The YouGov Deutschland survey also showed a majority of Germans believe a British exit from the EU would be bad for both Germany and the EU, and that the next German government, after Sunday's election, should work actively to keep Britain inside the 28-nation bloc.
British Prime Minister David Cameron, who has pledged to hold a referendum on Britain's continued EU membership by 2017, is the most trusted foreign EU leader among Germans, the poll showed, four points ahead of French President Francois Hollande.
Fewer than one in three Germans trust the European Commission, the EU's executive arm, and the European Parliament fared only slightly better, said the poll, which interviewed 1,010 adults between August 21 and August 26.
The most trusted institution was Germany's Constitutional Court, which has addressed taxpayers' concerns over the legal and financial implications of euro zone bailouts by insisting on the right of the Berlin parliament to be fully consulted.
Half of those surveyed said they backed efforts by some EU politicians, who include Cameron, to repatriate powers from the European level, while 26 percent were opposed. Criminal justice, data protection and employment laws were among areas where Germans wanted national politicians to decide policy.
A majority of Germans wanted to cut Berlin's contribution to the EU budget and thought farm and regional aid subsidies - the two largest budget items - should be dealt with at the national level.
"Though Germany will remain wedded to Europe, once the question of EU powers is boiled down to specific policies, there is widespread support among German public opinion for the return of powers from Brussels to member states," said Nina Schick, an analyst at the Open Europe think-tank which published the poll.
The findings chime with a previous YouGov poll published on September 3 that underlined German weariness with bailing out ailing euro zone members after three years of debt crisis, and confirmed a loss of appetite for "more Europe" in Germany, which has traditionally backed closer EU integration.

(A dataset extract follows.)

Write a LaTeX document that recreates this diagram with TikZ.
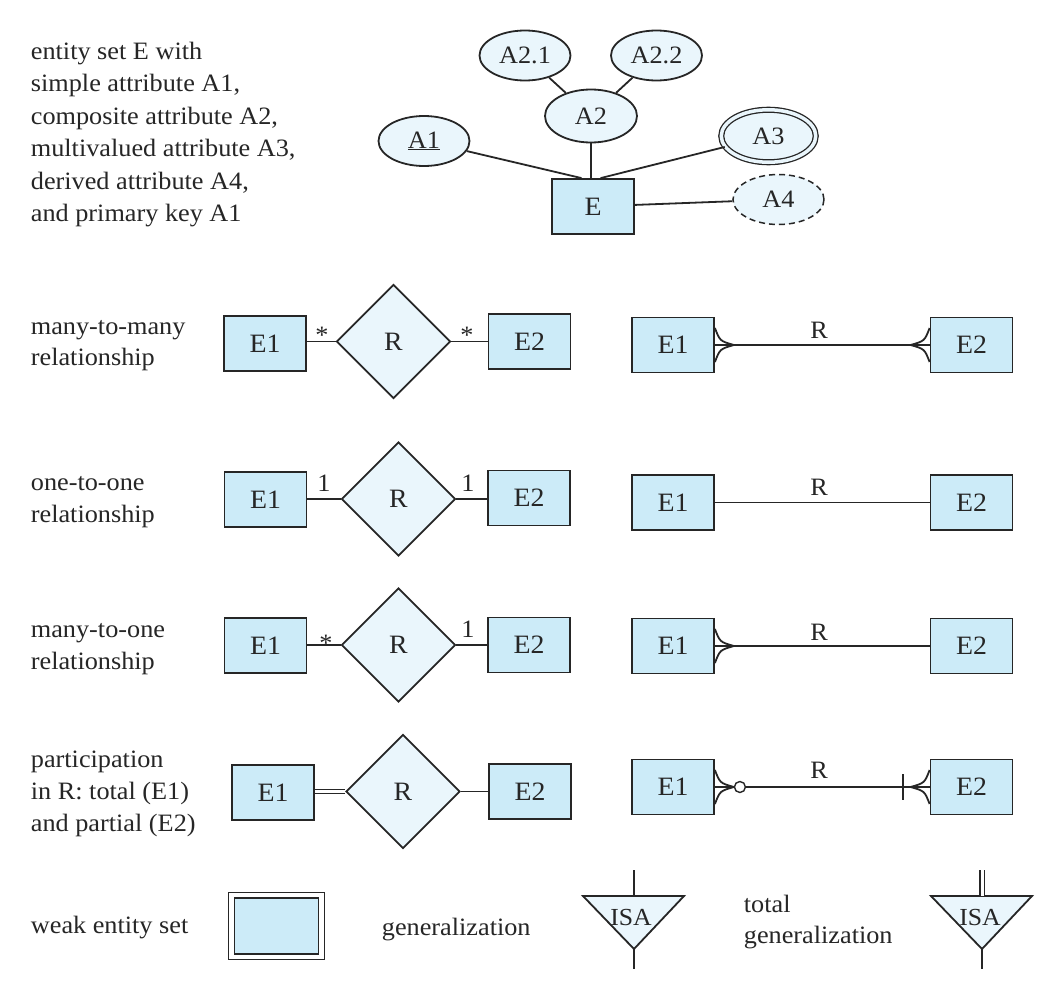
\documentclass[tikz,border=0pt]{standalone}
\usepackage{fontspec}
\setmainfont[FakeStretch=1.05]{Liberation Serif}
\usetikzlibrary{shapes.geometric,calc}
\definecolor{entfill}{HTML}{CCEBF8}
\definecolor{attfill}{HTML}{EAF6FC}
\definecolor{ink}{HTML}{262626}
\newcommand{\crowfoot}[2]{%
  \draw ($#1+(0,-17)$) .. controls ($#1+(#2*5,-4)$) .. ($#1+(#2*19,0)$);
  \draw ($#1+(0,17)$) .. controls ($#1+(#2*5,4)$) .. ($#1+(#2*19,0)$);}
\begin{document}
\begin{tikzpicture}[x=1pt,y=-1pt,line width=1.8pt,draw=ink,
  every node/.style={font=\fontsize{25}{30}\selectfont,text=ink},
  ent/.style={draw=ink,fill=entfill,minimum width=82pt,minimum height=55pt,inner sep=0pt,font=\fontsize{26.5}{30}\selectfont},
  attr/.style={ellipse,draw=ink,fill=attfill,minimum width=91pt,minimum height=50pt,inner sep=0pt},
  rel/.style={diamond,draw=ink,fill=attfill,minimum width=114pt,minimum height=114pt,inner sep=0pt,font=\fontsize{26.5}{30}\selectfont},
  txt/.style={anchor=base west,inner sep=0pt},
  lab/.style={anchor=base,inner sep=0pt},
  isatri/.style={draw=ink,fill=attfill,line join=miter}]
\useasboundingbox[fill=white] (0,0) rectangle (1063,1001);

% ---------- top: entity with attributes ----------
\node[txt] (t1) at (30,59) {entity set E with};
\node[txt] (t2) at (30,91.5) {simple attribute A1,};
\node[txt] (t3) at (30,124) {composite attribute A2,};
\node[txt] (t4) at (30,156.5) {multivalued attribute A3,};
\node[txt] (t5) at (30,189) {derived attribute A4,};
\node[txt] (t6) at (30,221.5) {and primary key A1};

\node[ent] (E) at (593,206.5) {E};
\node[attr] (A1) at (424,141) {\underline{A1}};
\node[attr,minimum width=92pt,minimum height=53pt] (A2) at (591,116) {A2};
\node[attr] (A21) at (525,55.5) {A2.1};
\node[attr] (A22) at (656.5,55.5) {A2.2};
\node[attr,line width=1.3pt,minimum width=94.5pt,minimum height=52.5pt,double=attfill,double distance=3.5pt] (A3) at (768.5,136) {A3};
\node[attr,line width=1.5pt,dash pattern=on 6pt off 4pt] (A4) at (778.5,199.5) {A4};
\draw (A1) -- (E.112);
\draw (A2) -- (A2 |- E.north);
\draw (A21) -- (A2);
\draw (A22) -- (A2);
\draw (A3) -- (E.75);
\draw (E) -- (A4);

% ---------- row 1: many-to-many ----------
\node[txt] (m1) at (30,334) {many-to-many};
\node[txt] (m2) at (30,365) {relationship};
\node[ent] (r1a) at (265,343.5) {E1};
\node[rel] (r1r) at (393.5,341.5) {R};
\node[ent] (r1b) at (529.5,341.5) {E2};
\draw (r1r.west) -- (r1r.west -| r1a.east);
\draw (r1r.east) -- (r1b.west);
\node[lab] (s1a) at (322,343.5) {*};
\node[lab] (s1b) at (467,343.5) {*};

\node[ent] (q1a) at (673,345) {E1};
\node[ent] (q1b) at (971.5,345) {E2};
\draw (q1a.east) -- (q1b.west);
\crowfoot{(q1a.east)}{1}
\crowfoot{(q1b.west)}{-1}
\node[lab] (q1r) at (819,338) {R};

% ---------- row 2: one-to-one ----------
\node[txt] (o1) at (30,490) {one-to-one};
\node[txt] (o2) at (30,522) {relationship};
\node[ent] (r2a) at (265.5,499.5) {E1};
\node[rel] (r2r) at (398.5,499) {R};
\node[ent] (r2b) at (529,498) {E2};
\draw (r2r.west) -- (r2r.west -| r2a.east);
\draw (r2r.east) -- (r2r.east -| r2b.west);
\node[lab] (n2a) at (324,491) {1};
\node[lab] (n2b) at (468,491) {1};

\node[ent] (q2a) at (673,502.5) {E1};
\node[ent] (q2b) at (971.5,502.5) {E2};
\draw (q2a.east) -- (q2b.west);
\node[lab] (q2r) at (819,495) {R};

% ---------- row 3: many-to-one ----------
\node[txt] (w1) at (30,637) {many-to-one};
\node[txt] (w2) at (30,669) {relationship};
\node[ent] (r3a) at (265.5,645.5) {E1};
\node[rel] (r3r) at (398.5,645) {R};
\node[ent] (r3b) at (529,645) {E2};
\draw (r3r.west) -- (r3r.west -| r3a.east);
\draw (r3r.east) -- (r3r.east -| r3b.west);
\node[lab] (s3a) at (326,651) {*};
\node[lab] (n3b) at (468,637) {1};

\node[ent] (q3a) at (673,646) {E1};
\node[ent] (q3b) at (971.5,646) {E2};
\draw (q3a.east) -- (q3b.west);
\crowfoot{(q3a.east)}{1}
\node[lab] (q3r) at (819,640) {R};

% ---------- row 4: participation ----------
\node[txt] (p1) at (30,767) {participation};
\node[txt] (p2) at (30,799) {in R: total (E1)};
\node[txt] (p3) at (30,831) {and partial (E2)};
\node[ent] (r4a) at (273,792.5) {E1};
\node[rel] (r4r) at (403,791.5) {R};
\node[ent] (r4b) at (530,791.5) {E2};
\draw[line width=1.2pt,double distance=2.5pt] (r4r.west) -- (r4r.west -| r4a.east);
\draw (r4r.east) -- (r4b.west);

\node[ent] (q4a) at (673,787) {E1};
\node[ent] (q4b) at (971.5,787) {E2};
\crowfoot{(q4a.east)}{1}
\node[circle,draw=ink,fill=white,line width=1.4pt,minimum size=11pt,inner sep=0pt] (c4) at ($(q4a.east)+(25,0)$) {};
\draw (q4a.east) -- (c4.west);
\draw (c4.east) -- (q4b.west);
\coordinate (bt) at ($(q4b.west)+(-27,-13)$);
\coordinate (bb) at ($(q4b.west)+(-27,13)$);
\draw (bt) -- (bb);
\crowfoot{(q4b.west)}{-1}
\node[lab] (q4r) at (819,778) {R};

% ---------- bottom row ----------
\node[txt] (wk) at (30,933) {weak entity set};
\node[ent,minimum width=90pt,minimum height=61.5pt,line width=1.4pt,double=white,double distance=4.2pt] (we) at (276.5,926) {};

\node[txt] (gen) at (381,935) {generalization};
\coordinate (i1l) at (583,896);
\coordinate (i1r) at (684,896);
\coordinate (i1b) at (634,949);
\coordinate (i1t) at (634,896);
\coordinate (i1u) at (634,870);
\coordinate (i1d) at (634,969);
\draw[isatri] (i1l) -- (i1r) -- (i1b) -- cycle;
\node[lab,font=\fontsize{24.5}{28}\selectfont] (isa1) at (631,925) {ISA};
\draw (i1u) -- (i1t);
\draw (i1b) -- (i1d);

\node[txt] (tg1) at (743,912) {total};
\node[txt] (tg2) at (743,943) {generalization};
\coordinate (i2l) at (931,896);
\coordinate (i2r) at (1032,896);
\coordinate (i2b) at (982,949);
\coordinate (i2t) at (982,896);
\coordinate (i2u) at (982,870);
\coordinate (i2d) at (982,969);
\draw[isatri] (i2l) -- (i2r) -- (i2b) -- cycle;
\node[lab,font=\fontsize{24.5}{28}\selectfont] (isa2) at (980,925) {ISA};
\draw[line width=1.2pt,double distance=3pt] (i2u) -- (i2t);
\draw (i2b) -- (i2d);
\end{tikzpicture}
\end{document}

A new anti-euro party, the Alternative fuer Deutschland (AfD), could break the 5 percent barrier to enter parliament after the election on Sunday, though opinion polls show a strong majority of Germans continue to back the common currency.
The latest YouGov poll will provide pleasant reading for Cameron as he presses his case for Britain to form a looser association with the EU. Many Britons, especially in Cameron's Conservative Party, see Brussels' influence as too stifling.
Nearly two in three Germans polled said Germany and Britain could be strong allies in reforming the EU, though France is still viewed as Germany's most important ally.
Fifty-seven percent of Germans said Britain's exit from the EU would be damaging to the EU's credibility and prestige.
Chancellor Angela Merkel is tipped to win Germany's election on Sunday, though it is unclear who will join her conservatives in the next coalition government.
Merkel, who has backed off from her earlier calls for "more Europe", has forged a good working relationship with Cameron and has refrained from criticizing his push for looser British ties to the EU.